● **Short task**
Leave the pictures out and quote every line from the start of the listing to the line with "4, 5, 6, 7, 8];", inclusive.

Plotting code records
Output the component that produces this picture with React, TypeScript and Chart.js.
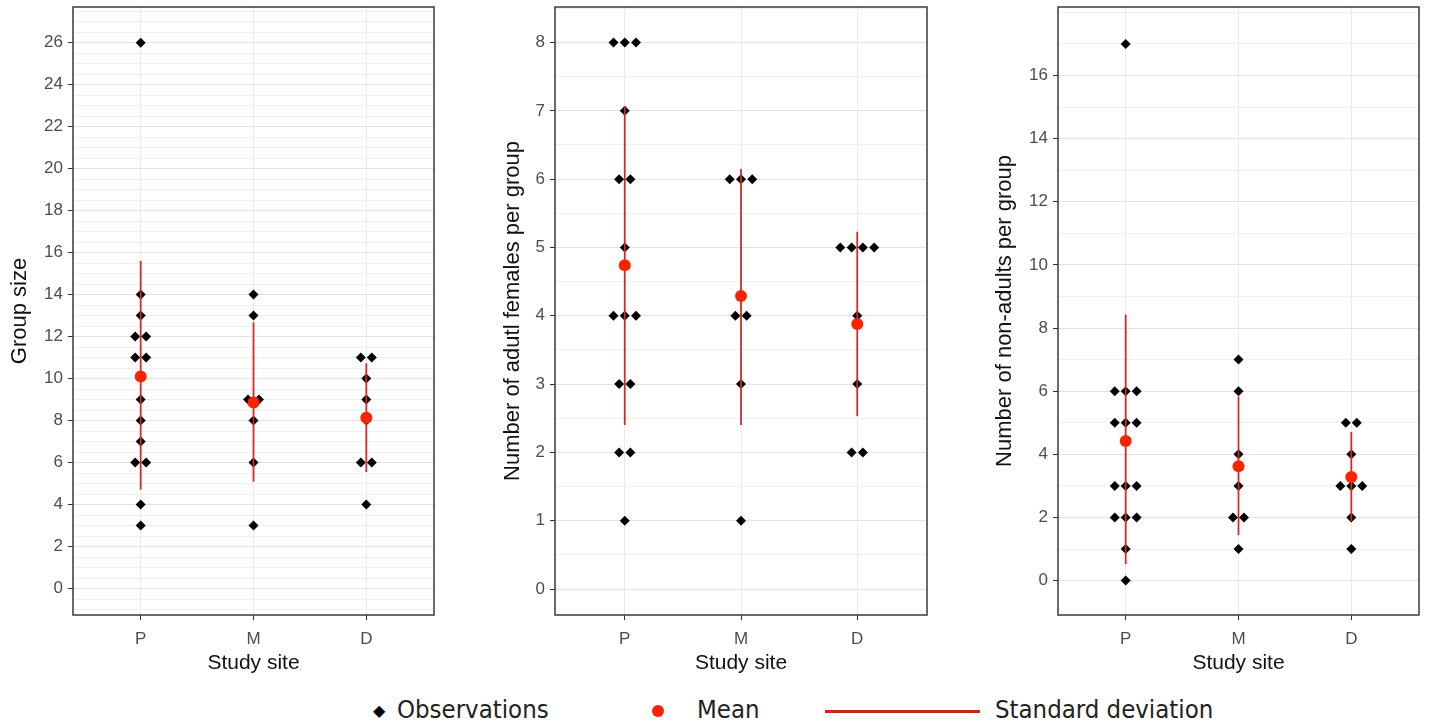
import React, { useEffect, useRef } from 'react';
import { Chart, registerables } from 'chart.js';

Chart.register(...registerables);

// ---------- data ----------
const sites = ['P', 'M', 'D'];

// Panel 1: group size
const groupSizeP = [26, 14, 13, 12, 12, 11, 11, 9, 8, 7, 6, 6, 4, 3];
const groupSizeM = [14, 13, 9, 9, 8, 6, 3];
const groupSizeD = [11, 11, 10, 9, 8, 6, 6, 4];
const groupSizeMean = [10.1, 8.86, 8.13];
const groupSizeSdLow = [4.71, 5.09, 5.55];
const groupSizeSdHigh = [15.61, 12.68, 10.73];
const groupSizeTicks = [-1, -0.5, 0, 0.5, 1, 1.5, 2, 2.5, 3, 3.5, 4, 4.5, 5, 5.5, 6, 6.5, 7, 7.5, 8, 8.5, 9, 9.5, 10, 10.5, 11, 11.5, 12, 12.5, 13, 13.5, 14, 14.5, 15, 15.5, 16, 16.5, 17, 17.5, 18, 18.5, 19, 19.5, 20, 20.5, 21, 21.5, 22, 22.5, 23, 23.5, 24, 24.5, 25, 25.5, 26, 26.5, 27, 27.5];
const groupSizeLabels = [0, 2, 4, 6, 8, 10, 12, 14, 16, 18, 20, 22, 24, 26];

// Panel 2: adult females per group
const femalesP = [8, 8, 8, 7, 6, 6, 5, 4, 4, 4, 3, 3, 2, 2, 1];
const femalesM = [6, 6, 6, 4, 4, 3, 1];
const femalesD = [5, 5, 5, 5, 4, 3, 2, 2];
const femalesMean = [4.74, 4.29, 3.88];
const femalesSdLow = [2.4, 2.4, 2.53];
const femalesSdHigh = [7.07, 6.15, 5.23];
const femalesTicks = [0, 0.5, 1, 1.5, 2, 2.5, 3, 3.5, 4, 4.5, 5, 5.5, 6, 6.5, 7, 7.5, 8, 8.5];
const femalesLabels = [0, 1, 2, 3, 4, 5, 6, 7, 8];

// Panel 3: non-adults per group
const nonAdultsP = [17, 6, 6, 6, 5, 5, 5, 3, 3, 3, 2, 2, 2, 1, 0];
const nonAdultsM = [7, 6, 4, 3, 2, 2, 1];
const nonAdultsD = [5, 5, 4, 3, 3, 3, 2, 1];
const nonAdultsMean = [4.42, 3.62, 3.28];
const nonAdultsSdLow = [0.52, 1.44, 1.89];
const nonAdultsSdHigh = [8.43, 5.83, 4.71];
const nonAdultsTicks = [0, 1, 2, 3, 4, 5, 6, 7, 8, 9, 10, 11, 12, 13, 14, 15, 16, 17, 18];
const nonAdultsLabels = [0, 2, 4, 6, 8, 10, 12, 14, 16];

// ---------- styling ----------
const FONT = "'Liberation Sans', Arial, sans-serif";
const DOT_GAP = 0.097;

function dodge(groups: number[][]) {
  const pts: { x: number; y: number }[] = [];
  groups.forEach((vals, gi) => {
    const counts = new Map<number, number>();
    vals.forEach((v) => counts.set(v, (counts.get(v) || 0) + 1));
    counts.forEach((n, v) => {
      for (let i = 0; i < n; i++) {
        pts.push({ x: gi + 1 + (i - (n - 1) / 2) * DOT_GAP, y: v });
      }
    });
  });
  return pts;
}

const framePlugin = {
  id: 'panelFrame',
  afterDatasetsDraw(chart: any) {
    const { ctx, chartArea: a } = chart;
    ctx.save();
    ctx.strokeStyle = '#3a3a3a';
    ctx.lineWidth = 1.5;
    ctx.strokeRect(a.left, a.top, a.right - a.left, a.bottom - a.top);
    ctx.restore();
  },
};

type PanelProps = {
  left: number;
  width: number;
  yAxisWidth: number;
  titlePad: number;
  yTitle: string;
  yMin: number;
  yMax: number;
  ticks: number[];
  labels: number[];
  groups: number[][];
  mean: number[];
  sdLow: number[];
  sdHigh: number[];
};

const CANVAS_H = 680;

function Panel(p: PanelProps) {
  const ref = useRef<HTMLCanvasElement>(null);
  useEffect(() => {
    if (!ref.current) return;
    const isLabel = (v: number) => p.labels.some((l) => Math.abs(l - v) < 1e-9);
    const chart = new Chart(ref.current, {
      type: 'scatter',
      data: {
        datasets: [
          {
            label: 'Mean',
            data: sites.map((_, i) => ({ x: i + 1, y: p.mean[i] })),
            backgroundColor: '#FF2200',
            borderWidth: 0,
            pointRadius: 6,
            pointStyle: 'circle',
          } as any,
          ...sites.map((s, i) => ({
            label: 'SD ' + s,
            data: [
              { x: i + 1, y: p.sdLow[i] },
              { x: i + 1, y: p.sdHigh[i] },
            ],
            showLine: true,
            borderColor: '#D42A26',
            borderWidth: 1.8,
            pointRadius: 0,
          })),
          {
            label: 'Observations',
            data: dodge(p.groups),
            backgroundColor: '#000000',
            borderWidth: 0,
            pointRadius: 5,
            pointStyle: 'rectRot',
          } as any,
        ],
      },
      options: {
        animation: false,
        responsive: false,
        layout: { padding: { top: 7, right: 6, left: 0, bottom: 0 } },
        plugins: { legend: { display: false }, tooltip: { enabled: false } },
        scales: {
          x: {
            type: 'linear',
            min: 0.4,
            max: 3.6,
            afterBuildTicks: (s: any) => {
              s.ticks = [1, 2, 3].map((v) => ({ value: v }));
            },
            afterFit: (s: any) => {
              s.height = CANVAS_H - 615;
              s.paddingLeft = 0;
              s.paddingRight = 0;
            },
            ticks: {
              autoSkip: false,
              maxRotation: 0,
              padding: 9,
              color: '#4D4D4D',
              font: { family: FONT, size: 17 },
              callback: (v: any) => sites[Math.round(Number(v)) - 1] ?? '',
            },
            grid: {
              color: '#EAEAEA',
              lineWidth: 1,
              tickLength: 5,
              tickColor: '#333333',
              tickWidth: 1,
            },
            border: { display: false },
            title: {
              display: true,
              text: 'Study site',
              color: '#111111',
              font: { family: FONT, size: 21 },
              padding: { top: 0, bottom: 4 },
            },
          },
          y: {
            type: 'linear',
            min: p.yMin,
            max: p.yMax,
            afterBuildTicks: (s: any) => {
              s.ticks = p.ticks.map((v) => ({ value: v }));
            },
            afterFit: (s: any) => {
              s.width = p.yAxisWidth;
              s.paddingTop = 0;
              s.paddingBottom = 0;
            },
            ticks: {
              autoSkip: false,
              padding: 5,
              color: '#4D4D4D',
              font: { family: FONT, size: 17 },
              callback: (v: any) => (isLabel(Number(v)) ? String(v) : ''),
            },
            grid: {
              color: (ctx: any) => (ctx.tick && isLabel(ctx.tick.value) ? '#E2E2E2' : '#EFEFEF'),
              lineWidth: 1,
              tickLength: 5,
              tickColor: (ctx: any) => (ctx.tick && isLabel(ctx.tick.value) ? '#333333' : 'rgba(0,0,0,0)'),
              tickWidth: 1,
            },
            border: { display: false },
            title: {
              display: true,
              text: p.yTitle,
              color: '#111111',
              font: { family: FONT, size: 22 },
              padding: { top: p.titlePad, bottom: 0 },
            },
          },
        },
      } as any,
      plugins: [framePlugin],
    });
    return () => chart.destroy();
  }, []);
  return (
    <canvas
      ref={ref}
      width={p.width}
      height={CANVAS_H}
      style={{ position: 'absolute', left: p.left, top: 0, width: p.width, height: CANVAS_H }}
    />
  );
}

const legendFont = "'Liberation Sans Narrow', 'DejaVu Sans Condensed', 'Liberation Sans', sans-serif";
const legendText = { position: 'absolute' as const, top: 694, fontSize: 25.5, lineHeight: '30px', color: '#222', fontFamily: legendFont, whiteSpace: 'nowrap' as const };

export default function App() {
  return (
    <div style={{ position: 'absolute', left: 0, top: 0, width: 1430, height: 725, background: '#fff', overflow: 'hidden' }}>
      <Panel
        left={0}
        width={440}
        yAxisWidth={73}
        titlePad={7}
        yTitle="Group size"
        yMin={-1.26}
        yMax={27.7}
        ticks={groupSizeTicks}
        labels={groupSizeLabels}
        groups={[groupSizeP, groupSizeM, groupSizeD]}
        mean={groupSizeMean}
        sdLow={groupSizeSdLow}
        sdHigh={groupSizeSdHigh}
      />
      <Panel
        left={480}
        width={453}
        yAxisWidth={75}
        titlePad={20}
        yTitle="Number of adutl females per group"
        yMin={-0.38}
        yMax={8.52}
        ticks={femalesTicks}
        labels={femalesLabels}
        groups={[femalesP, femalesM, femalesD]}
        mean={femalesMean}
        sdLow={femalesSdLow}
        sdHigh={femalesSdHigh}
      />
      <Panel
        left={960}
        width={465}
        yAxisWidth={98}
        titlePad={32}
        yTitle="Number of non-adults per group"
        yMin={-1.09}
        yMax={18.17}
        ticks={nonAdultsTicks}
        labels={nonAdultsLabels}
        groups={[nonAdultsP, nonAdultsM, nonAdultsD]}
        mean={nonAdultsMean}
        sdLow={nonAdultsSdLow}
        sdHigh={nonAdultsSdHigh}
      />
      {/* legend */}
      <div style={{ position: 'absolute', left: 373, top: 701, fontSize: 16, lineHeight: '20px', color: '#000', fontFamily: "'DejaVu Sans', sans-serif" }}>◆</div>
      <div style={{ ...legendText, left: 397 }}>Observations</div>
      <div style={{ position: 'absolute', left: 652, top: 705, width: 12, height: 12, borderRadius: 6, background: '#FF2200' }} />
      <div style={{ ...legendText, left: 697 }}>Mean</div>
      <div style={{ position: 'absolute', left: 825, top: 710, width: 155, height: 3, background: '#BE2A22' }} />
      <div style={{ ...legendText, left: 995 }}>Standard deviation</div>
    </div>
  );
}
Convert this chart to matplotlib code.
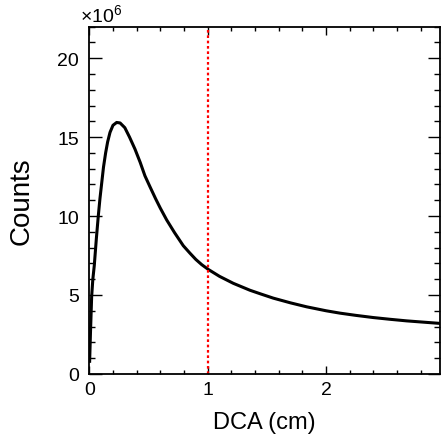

● **Complete response**
Output the component that produces this picture with React, TypeScript and Chart.js.
import React, { useEffect, useRef } from 'react';
import { Chart, registerables } from 'chart.js';

Chart.register(...registerables);

// ---------- data ----------
const sites = ['P', 'M', 'D'];

// Panel 1: group size
const groupSizeP = [26, 14, 13, 12, 12, 11, 11, 9, 8, 7, 6, 6, 4, 3];
const groupSizeM = [14, 13, 9, 9, 8, 6, 3];
const groupSizeD = [11, 11, 10, 9, 8, 6, 6, 4];
const groupSizeMean = [10.1, 8.86, 8.13];
const groupSizeSdLow = [4.71, 5.09, 5.55];
const groupSizeSdHigh = [15.61, 12.68, 10.73];
const groupSizeTicks = [-1, -0.5, 0, 0.5, 1, 1.5, 2, 2.5, 3, 3.5, 4, 4.5, 5, 5.5, 6, 6.5, 7, 7.5, 8, 8.5, 9, 9.5, 10, 10.5, 11, 11.5, 12, 12.5, 13, 13.5, 14, 14.5, 15, 15.5, 16, 16.5, 17, 17.5, 18, 18.5, 19, 19.5, 20, 20.5, 21, 21.5, 22, 22.5, 23, 23.5, 24, 24.5, 25, 25.5, 26, 26.5, 27, 27.5];
const groupSizeLabels = [0, 2, 4, 6, 8, 10, 12, 14, 16, 18, 20, 22, 24, 26];

// Panel 2: adult females per group
const femalesP = [8, 8, 8, 7, 6, 6, 5, 4, 4, 4, 3, 3, 2, 2, 1];
const femalesM = [6, 6, 6, 4, 4, 3, 1];
const femalesD = [5, 5, 5, 5, 4, 3, 2, 2];
const femalesMean = [4.74, 4.29, 3.88];
const femalesSdLow = [2.4, 2.4, 2.53];
const femalesSdHigh = [7.07, 6.15, 5.23];
const femalesTicks = [0, 0.5, 1, 1.5, 2, 2.5, 3, 3.5, 4, 4.5, 5, 5.5, 6, 6.5, 7, 7.5, 8, 8.5];
const femalesLabels = [0, 1, 2, 3, 4, 5, 6, 7, 8];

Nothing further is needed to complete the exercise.